July 2018: This is totally speculative — Google looks at all the stereo cams out there and puts together a group within Android to offer a device-independent depth API. It’s one of those problems that won’t be sane to develop in android if you have to deal with device-specific APIs, and it really needs a google-ex-machina to make the whole thing work. I assume google is thinking about this stuff, because, you know, they’re google, and they obviously care about this thing with Tango, and they are totally thinking about stereo vision too. This is a hard problem that needs google/apple resources to solve well, and mayyybe google will see Apple/ARkit working with stereo cams and get some serious FOMO and start pouring in those sweet, sweet silicon valley bucks into some horrifically smart and expensive mountain view peeps.

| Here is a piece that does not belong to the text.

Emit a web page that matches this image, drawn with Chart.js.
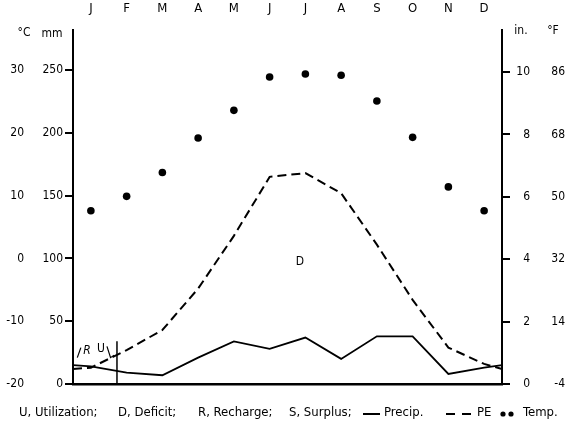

August 2018: The google API sucks because it was rushed out the door before it was solid and because google doesn’t have control over the camera hardware, so after a flurry of disgusted press, they frantically revamp it for a month and it works a bit better. A bunch of people take a bunch of those fake SLR tight-focus plane photos that you can make with stereo cams and post them to google plus before remembering that nobody looks at google plus.
September 2018: we start seeing pretty good AR/VR apps on the first fancy stereo android phones. Also, apple announces the iphone 9 or 7c or whatever they name they’ll dream up for a cheaper stereo iphone.

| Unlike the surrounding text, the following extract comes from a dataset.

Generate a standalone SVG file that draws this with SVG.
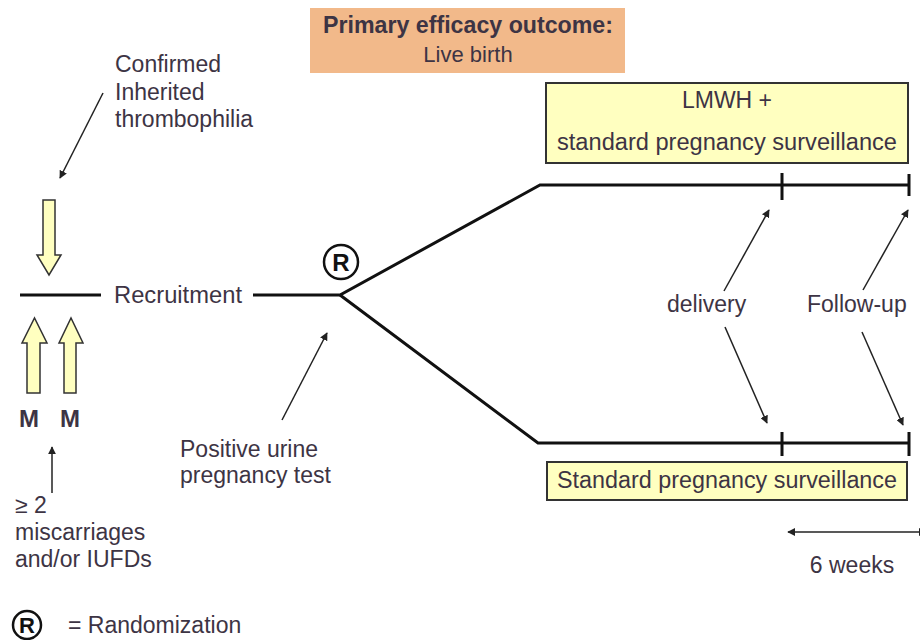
<svg xmlns="http://www.w3.org/2000/svg" width="920" height="640" viewBox="0 0 920 640">
<defs>
<style>
text{font-family:"Liberation Sans",Arial,sans-serif;font-size:23px;fill:#3d3444}
.b{font-weight:bold}
.c{text-anchor:middle}
.main{stroke:#111;stroke-width:3;fill:none}
.thin{stroke:#222;stroke-width:1.5;fill:none}
.blk{fill:#ffffc0;stroke:#333;stroke-width:1.5}
.box{fill:#ffffc0;stroke:#333;stroke-width:2}
</style>
<marker id="ah" viewBox="0 0 10 10" refX="9" refY="5" markerWidth="8" markerHeight="8" markerUnits="userSpaceOnUse" orient="auto-start-reverse">
<path d="M0,0 L10,5 L0,10 z" fill="#222"/>
</marker>
</defs>
<rect width="920" height="640" fill="#fff"/>

<g id="outcome">
<rect x="310" y="8" width="315" height="65" fill="#f2b98a"/>
<text class="b c" x="468" y="33" textLength="290" lengthAdjust="spacingAndGlyphs">Primary efficacy outcome:</text>
<text class="c" x="468" y="62" style="font-size:22px">Live birth</text>
</g>

<g id="lmwh">
<rect class="box" x="546" y="83" width="362" height="80"/>
<text class="c" x="727" y="108">LMWH +</text>
<text class="c" x="727" y="150" textLength="340" lengthAdjust="spacingAndGlyphs">standard pregnancy surveillance</text>
</g>

<g id="standard">
<rect class="box" x="547" y="462" width="360" height="38"/>
<text class="c" x="727" y="488" textLength="340" lengthAdjust="spacingAndGlyphs">Standard pregnancy surveillance</text>
</g>

<g id="randomization">
<circle cx="341" cy="262" r="17" fill="#fff" stroke="#111" stroke-width="2.5"/>
<text class="b c" x="341" y="271" style="font-size:24px;fill:#111">R</text>
</g>

<g id="recruitment">
<text x="114" y="303" textLength="128" lengthAdjust="spacingAndGlyphs">Recruitment</text>
</g>

<g id="thrombophilia">
<text x="115" y="72">Confirmed</text>
<text x="115" y="100">Inherited</text>
<text x="115" y="127">thrombophilia</text>
</g>

<g id="arrow-down">
<path class="blk" d="M43,200 H55 V255 H61 L49,275 L37,255 H43 Z"/>
</g>
<g id="arrow-up-1">
<path class="blk" d="M27,393 V343 H22 L34.5,318 L47,343 H40 V393 Z"/>
</g>
<g id="arrow-up-2">
<path class="blk" d="M64,393 V343 H59 L71,318 L83,343 H76 V393 Z"/>
</g>
<g id="m-labels">
<text class="b c" x="29" y="427" style="font-size:24px">M</text>
<text class="b c" x="70" y="427" style="font-size:24px">M</text>
</g>

<g id="miscarriages">
<text x="15" y="513">≥ 2</text>
<text x="15" y="540">miscarriages</text>
<text x="15" y="567">and/or IUFDs</text>
</g>

<g id="urine">
<text x="180" y="457">Positive urine</text>
<text x="180" y="483">pregnancy test</text>
</g>

<g id="delivery">
<text x="667" y="312">delivery</text>
</g>
<g id="followup">
<text x="807" y="312">Follow-up</text>
</g>

<g id="weeks">
<text class="c" x="852" y="573">6 weeks</text>
</g>

<g id="legend">
<circle cx="27" cy="625" r="14" fill="#fff" stroke="#111" stroke-width="2.5"/>
<text class="b c" x="27" y="633" style="font-size:22px;fill:#111">R</text>
<text x="68" y="633">= Randomization</text>
</g>

<g id="connectors">
<path class="main" d="M20,295 H101"/>
<path class="main" d="M253,295 H340 L540,185 H910"/>
<path class="main" d="M340,295 L538,443 H910"/>
<path class="main" d="M782,173 V200 M909,174 V196"/>
<path class="main" d="M782,432 V456 M909,432 V456"/>
<path class="thin" marker-end="url(#ah)" d="M103,93 L60,178"/>
<path class="thin" marker-end="url(#ah)" d="M52,493 L52,447"/>
<path class="thin" marker-end="url(#ah)" d="M282,420 L327,333"/>
<path class="thin" marker-end="url(#ah)" d="M724,291 L769,210"/>
<path class="thin" marker-end="url(#ah)" d="M863,290 L908,210"/>
<path class="thin" marker-end="url(#ah)" d="M725,327 L767,423"/>
<path class="thin" marker-end="url(#ah)" d="M862,332 L903,425"/>
<path class="thin" marker-start="url(#ah)" marker-end="url(#ah)" d="M788,532 L926,532"/>
</g>
</svg>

November 2018: the start of the stereo android explosion!!!

So what does it all mean? Well, it means that in the next ~30 days, there will be tens of millions of phones out there that can take decent depth video and interact well with the real world, and it will be open for anyone to create on this platform. Over the next twelve months, a lot of people will realize that there’s no magic to making stereo depth work on phones, it just needs better software, and the software will catch up to the hardware until we have about ~100 million depth phones out in the world by this time next year, little devices in our pockets that can capture 3D movies, know where they are in space, 3D scan objects in the real world and blend real and virtual worlds together. This is an incredibly exciting time to be in the 3D game, and I can’t wait to see the next act of the play.

<33333
–alex


#2

Great post - and very informative list and inspiring. I can confirm the hardware specific API issue and disparity maps being quite poor on most Android phones - a few thoughts came to mind while reading:
a) Stereo cameras are inherently limited by the baseline between the cameras - bigger the baseline the more accurate your disparity maps - in general they are never as good as active depth cameras because they rely on the scene having features and texture variation.

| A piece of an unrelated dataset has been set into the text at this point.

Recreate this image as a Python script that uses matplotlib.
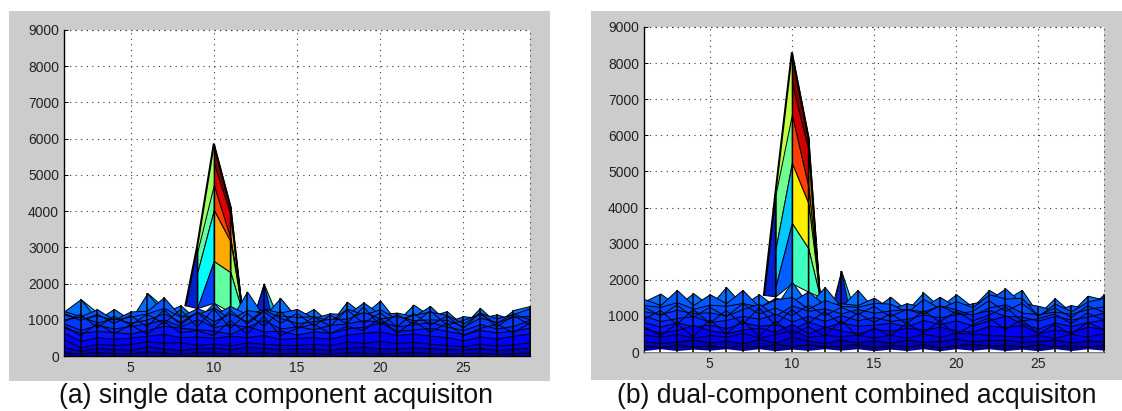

b) Apple has over 400 people on their imaging team right now - an amazing resource - one key thing they are focusing on is using ML prior to image capture to classify pixels across frames. This seems like key point for any system.
c) Multi-camera systems may extend beyond just two cameras - an optimal number of cameras might be 3 or 5 depending on the device.
d) Johnny Lee said in a talk at the Standford AR event that they are having difficulty finding a killer app for 3D - even with pretty good software tools. He recommended patience and diligence for zealots based on his experience trying to market Tango.